Held The Lord Ordinary’s decision was upheld.

1. The introduction of a right of election to waive exemption for VAT in respect of transactions in land, exercisable by the seller of land, gave prospective purchasers an interest in the seller’s status as a taxable person and in any election which the seller might have made, or might be contemplating, affecting the subjects of the sale. Except where particulars of sale or other information provided by the seller of heritable subjects informed the market, a developer or other purchaser would be unlikely to know at the date of making an order whether the seller was a taxable person or whether the seller had already made a relevant election. Nor would he know whether the seller was likely to make an election prior to entry. Unless required to make an election by a term of the offer, the seller might be expected to consider whether to elect solely by reference to his own financial interest and accordingly by reference to facts and circumstances of a confidential nature.

2. If it followed from the stipulation that the price was VAT inclusive, that the seller could accept that part of the sum offered only if he were accountable, there were inevitably a number of elements in the description of the contingency on which the payment fell to be made that should be included in professionaly drafted missives.
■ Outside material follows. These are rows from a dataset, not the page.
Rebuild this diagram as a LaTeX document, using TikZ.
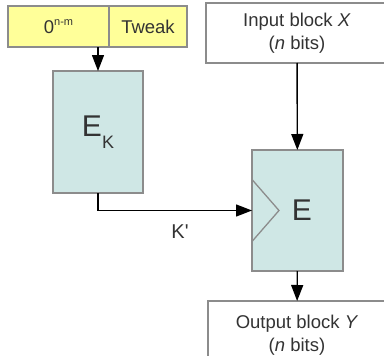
\documentclass[tikz,border=0pt]{standalone}
\usepackage{fontspec}
\setmainfont{Liberation Sans}
\usetikzlibrary{arrows.meta, positioning}
\definecolor{boxline}{RGB}{140,140,140}
\definecolor{keyfill}{RGB}{255,255,153}
\definecolor{blockfill}{RGB}{207,231,229}
\definecolor{labeltext}{RGB}{51,51,51}

\begin{document}
\begin{tikzpicture}[x=1pt, y=-1pt, font=\fontsize{18.5}{23}\selectfont, text=labeltext,
    box/.style={draw=boxline, line width=1.5pt, inner sep=0pt, outer sep=0pt, align=center},
    arr/.style={-{Triangle[length=16pt, width=12pt]}, line width=1.4pt}]
    \useasboundingbox (0,0) rectangle (384,356);
    \clip (0,0) rectangle (384,356);
    \node[box, fill=keyfill, minimum width=101pt, minimum height=41pt] (zero) at (58.5,26.5) {0\raisebox{0.45em}{\fontsize{11}{11}\selectfont n-m}};
    \node[box, fill=keyfill, minimum width=78pt, minimum height=41pt, right=0pt of zero] (tweak) {Tweak};
    \node[box, fill=blockfill, minimum width=90pt, minimum height=122pt] (ek) at (98,132) {\fontsize{30}{30}\selectfont E\raisebox{-0.42em}{\fontsize{18}{18}\selectfont K}};
    \node[box, fill=white, minimum width=182pt, minimum height=60pt] (input) at (297,33) {Input block \textit{X}\\(\textit{n} bits)};
    \node[box, fill=blockfill, minimum width=91pt, minimum height=121pt] (e) at (297.5,210.5) {\fontsize{30}{30}\selectfont\hspace{9pt}E};
    \node[box, fill=white, minimum width=178pt, minimum height=68pt] (output) at (297,335) {Output block \textit{Y}\\(\textit{n} bits)};
    \node[font=\fontsize{20}{20}\selectfont] (kprime) at (180,232) {K\textquotesingle};
    % key input triangle
    \draw[boxline, line width=1.3pt] ([yshift=31pt]e.west) -- ([xshift=27pt]e.west) -- ([yshift=-31pt]e.west);
    \draw[arr] (ek.north |- zero.south) -- (ek.north);
    \draw[arr] (input) -- (e);
    \draw[arr] (ek.south) |- (e.west);
    \draw[arr] (e) -- (output);
\end{tikzpicture}
\end{document}
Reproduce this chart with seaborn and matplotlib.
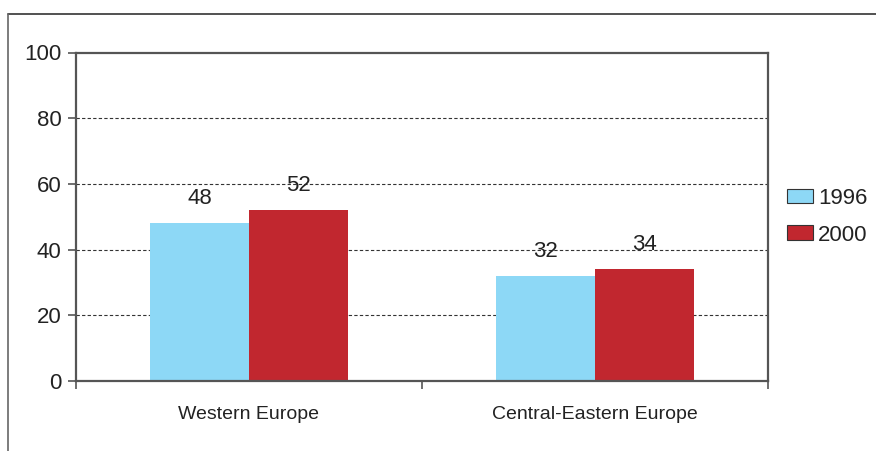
import matplotlib
matplotlib.use("Agg")
import matplotlib.pyplot as plt
from matplotlib.lines import Line2D
from matplotlib.ticker import FixedLocator
import seaborn as sns
import pandas as pd

regions = ["Western Europe", "Central-Eastern Europe"]
years = ["1996", "2000"]
values_1996 = [48, 32]
values_2000 = [52, 34]
y_ticks = [0, 20, 40, 60, 80, 100]

df = pd.DataFrame({
    "region": regions * 2,
    "year": [years[0]] * len(regions) + [years[1]] * len(regions),
    "value": values_1996 + values_2000,
})

sns.set_style("white")
plt.rcParams["font.family"] = ["Liberation Sans", "DejaVu Sans"]

fig = plt.figure(figsize=(8.76, 4.51), dpi=100)
ax = fig.add_axes([76 / 876, 1 - 381 / 451, (768 - 76) / 876, (381 - 52.5) / 451])

palette = {"1996": "#8DD8F6", "2000": "#C1272F"}
sns.barplot(data=df, x="region", y="value", hue="year", order=regions,
            hue_order=years, palette=palette, width=0.572, saturation=1,
            edgecolor="none", linewidth=0, ax=ax)

for cont in ax.containers:
    ax.bar_label(cont, fmt="%d", padding=10, fontsize=16, color="#222222")

ax.set_ylim(0, 100)
ax.set_xlim(-0.5, 1.5)
ax.set_yticks(y_ticks)
ax.set_yticklabels([str(t) for t in y_ticks], fontsize=16, color="#222222")
ax.tick_params(axis="y", direction="out", length=5.5, width=1.2, color="#555555", pad=5, left=True)
ax.tick_params(axis="x", which="major", length=0, pad=18, labelsize=14, labelcolor="#222222")
ax.xaxis.set_minor_locator(FixedLocator([-0.5, 0.5, 1.5]))
ax.tick_params(axis="x", which="minor", direction="out", length=6, width=1.2, color="#555555", bottom=True)
ax.set_xlabel("")
ax.set_ylabel("")

for y in y_ticks[1:-1]:
    ax.axhline(y, color="#333333", linestyle=(0, (3, 2)), linewidth=0.8, zorder=0)

for s in ax.spines.values():
    s.set_visible(True)
    s.set_color("#555555")
    s.set_linewidth(1.6)

leg = ax.legend(loc="center left", bbox_to_anchor=(1.0275, 0.5), frameon=False,
                fontsize=16, handlelength=1.17, handleheight=0.63, handletextpad=0.22,
                labelspacing=0.7, borderaxespad=0, borderpad=0)
for h in leg.legend_handles:
    h.set_edgecolor("#333333")
    h.set_linewidth(0.8)
for t in leg.get_texts():
    t.set_color("#222222")

# outer frame: top and left rules
fig.add_artist(Line2D([8 / 876, 1.0], [1 - 14 / 451, 1 - 14 / 451], color="#333333", linewidth=1.2))
fig.add_artist(Line2D([8 / 876, 8 / 876], [0, 1 - 14 / 451], color="#666666", linewidth=1.2))

fig.savefig("out.png", dpi=100)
Proof liability to VAT would depend on production of evidence to the satisfaction of the agents for the purchaser, of an election which had effect in relation to the particular subjects, or to subject of a class to which they belonged, and of notice of the election to the Commissioners within the period provided in the Act. Notice might competently be given within a period which could extend up to 30 days after the date of entry. None of those mechanical provisions were present in the missives in this case.

3. It was not lightly to be assumed that commercial purchasers would commit themselves to payment on entry of a sum which was referable to a contingency other than physical occupation of the subjects which might not then have been and might not thereafter be purified. Without any stipulation as to the parties’ rights and obligations relative to that sum, potential purchasers of heritable subjects were undoubtedly placed at risk by the provision of the Finance Act 1989 of having their obligations materially increased by the seller’s actions in electing to waive tax exemption in the period between the conclusion of missives and entry. The funding of VAT might be a material consideration.
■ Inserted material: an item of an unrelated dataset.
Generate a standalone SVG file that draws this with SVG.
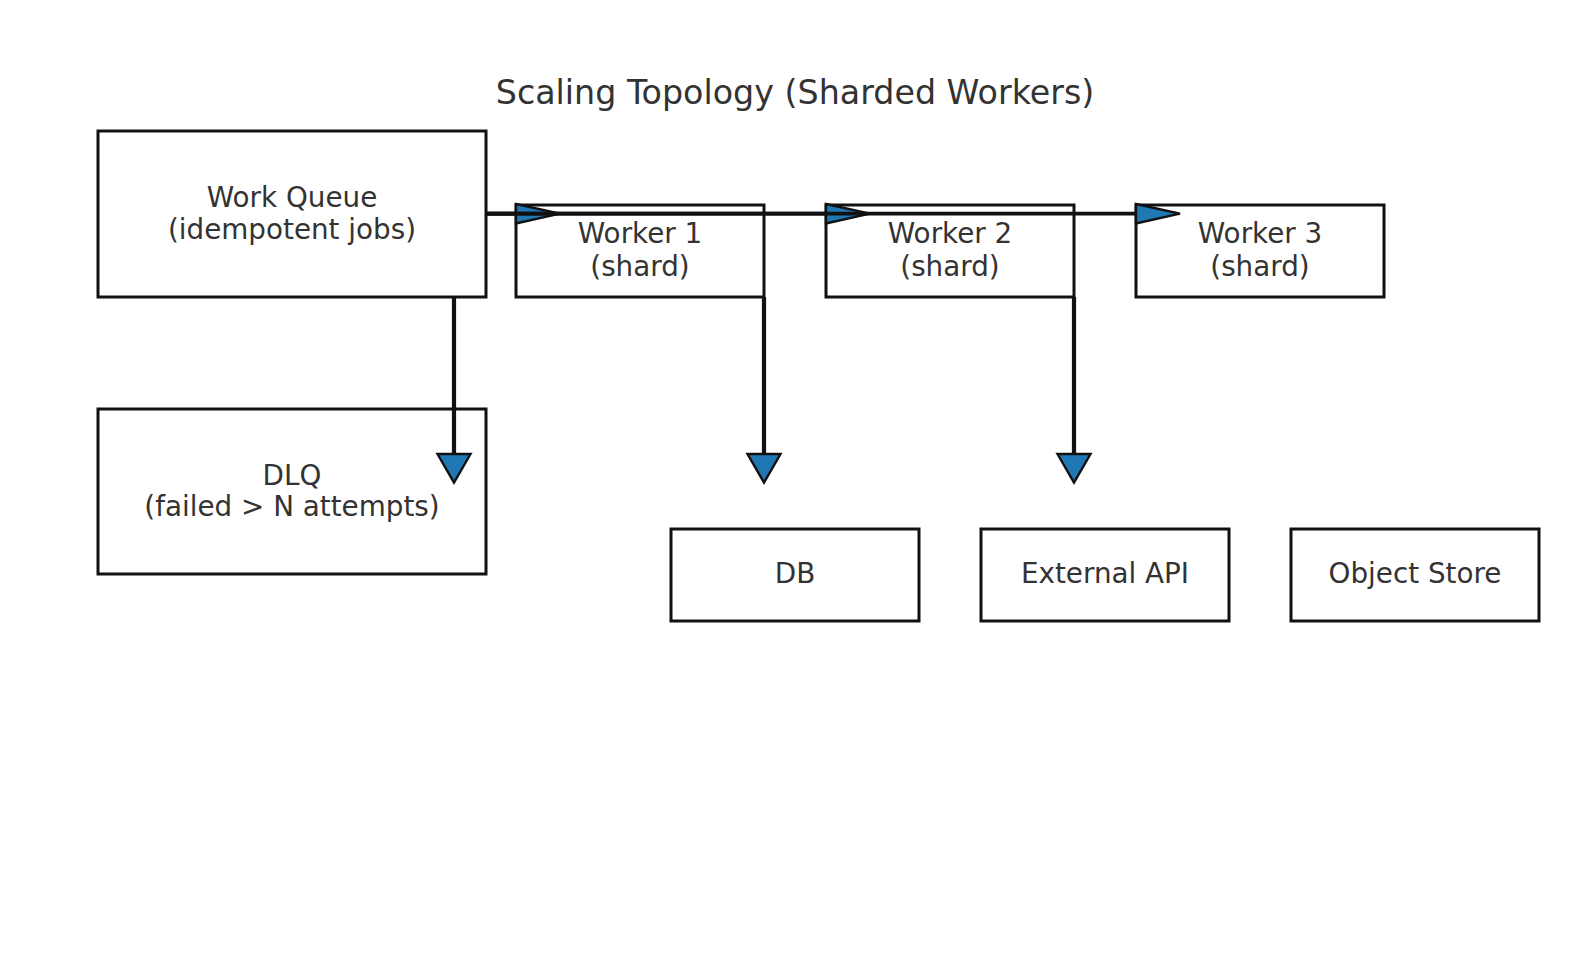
<svg xmlns="http://www.w3.org/2000/svg" width="1589" height="964" viewBox="0 0 1589 964">
<style>
.box{fill:#fff;stroke:#111;stroke-width:3}
.t{font-family:"DejaVu Sans",sans-serif;font-size:27.8px;fill:#333;text-anchor:middle}
.title{font-family:"DejaVu Sans",sans-serif;font-size:33.3px;fill:#333;text-anchor:middle}
.ln{stroke:#111;fill:none}
.h{fill:#1f77b4;stroke:#111;stroke-width:2.4;stroke-linejoin:miter}
</style>
<rect width="1589" height="964" fill="#fff"/>
<text class="title" x="795" y="103.5">Scaling Topology (Sharded Workers)</text>
<g id="queue"><rect class="box" x="98" y="131" width="388" height="166"/><text class="t" x="292" y="206.5">Work Queue</text><text class="t" x="292" y="239">(idempotent jobs)</text></g>
<g id="dlq"><rect class="box" x="98" y="409" width="388" height="165"/><text class="t" x="292" y="484.5">DLQ</text><text class="t" x="292" y="516">(failed &gt; N attempts)</text></g>
<g id="w1"><rect class="box" x="516" y="205" width="248" height="92"/><text class="t" x="640" y="243">Worker 1</text><text class="t" x="640" y="275.5">(shard)</text></g>
<g id="w2"><rect class="box" x="826" y="205" width="248" height="92"/><text class="t" x="950" y="243">Worker 2</text><text class="t" x="950" y="275.5">(shard)</text></g>
<g id="w3"><rect class="box" x="1136" y="205" width="248" height="92"/><text class="t" x="1260" y="243">Worker 3</text><text class="t" x="1260" y="275.5">(shard)</text></g>
<g id="db"><rect class="box" x="671" y="529" width="248" height="92"/><text class="t" x="795" y="582.5">DB</text></g>
<g id="api"><rect class="box" x="981" y="529" width="248" height="92"/><text class="t" x="1105" y="582.5">External API</text></g>
<g id="store"><rect class="box" x="1291" y="529" width="248" height="92"/><text class="t" x="1415" y="582.5">Object Store</text></g>
<g id="connectors">
<line class="ln" stroke-width="3.8" x1="486" y1="213.7" x2="516" y2="213.7"/>
<polygon class="h" points="516,204 560,213.7 516,223.4"/>
<line class="ln" stroke-width="3.8" x1="486" y1="213.7" x2="826" y2="213.7"/>
<polygon class="h" points="826,204 870,213.7 826,223.4"/>
<line class="ln" stroke-width="3.8" x1="486" y1="213.7" x2="1136" y2="213.7"/>
<polygon class="h" points="1136,204 1180,213.7 1136,223.4"/>
<line class="ln" stroke-width="4.2" x1="454" y1="297" x2="454" y2="454"/>
<polygon class="h" points="437.5,454 470.5,454 454,482.5"/>
<line class="ln" stroke-width="4.2" x1="764" y1="297" x2="764" y2="454"/>
<polygon class="h" points="747.5,454 780.5,454 764,482.5"/>
<line class="ln" stroke-width="4.2" x1="1074" y1="297" x2="1074" y2="454"/>
<polygon class="h" points="1057.5,454 1090.5,454 1074,482.5"/>
</g>
</svg>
4. The contract had to be construed in the light of the circumstances that the offer was made to a seller whose tax status was not known in a situation in which there might have been or might not have been liability to VAT. In the context of the present contract the expression “which will be deemed to be inclusive of VAT” appeared to refer most naturally to an implied contingency. Those words were capable of meaning that the sum tendered was to be treated as VAT-inclusive if any VAT were payable. In the context of the contract as a whole, that meaning was to be preferred. Only one sum was tendered as the price payable on entry. In the result it included no VAT but that was one of the alternatives which the parties must have anticipated. In the absence of a provision of or retention or for repayment in that event, the contract had taken effect on its terms.

Thomas Drummond QC and Mark Stewart (instructed by Paull & Williamson, of Aberdeen) appeared for the purchaser, Jaymarke; and William Nimmo Smith QC and Iain Ferguson (instructed by Dundas & Wilson CS, of Edinburgh) appeared for the seller, Elinacre.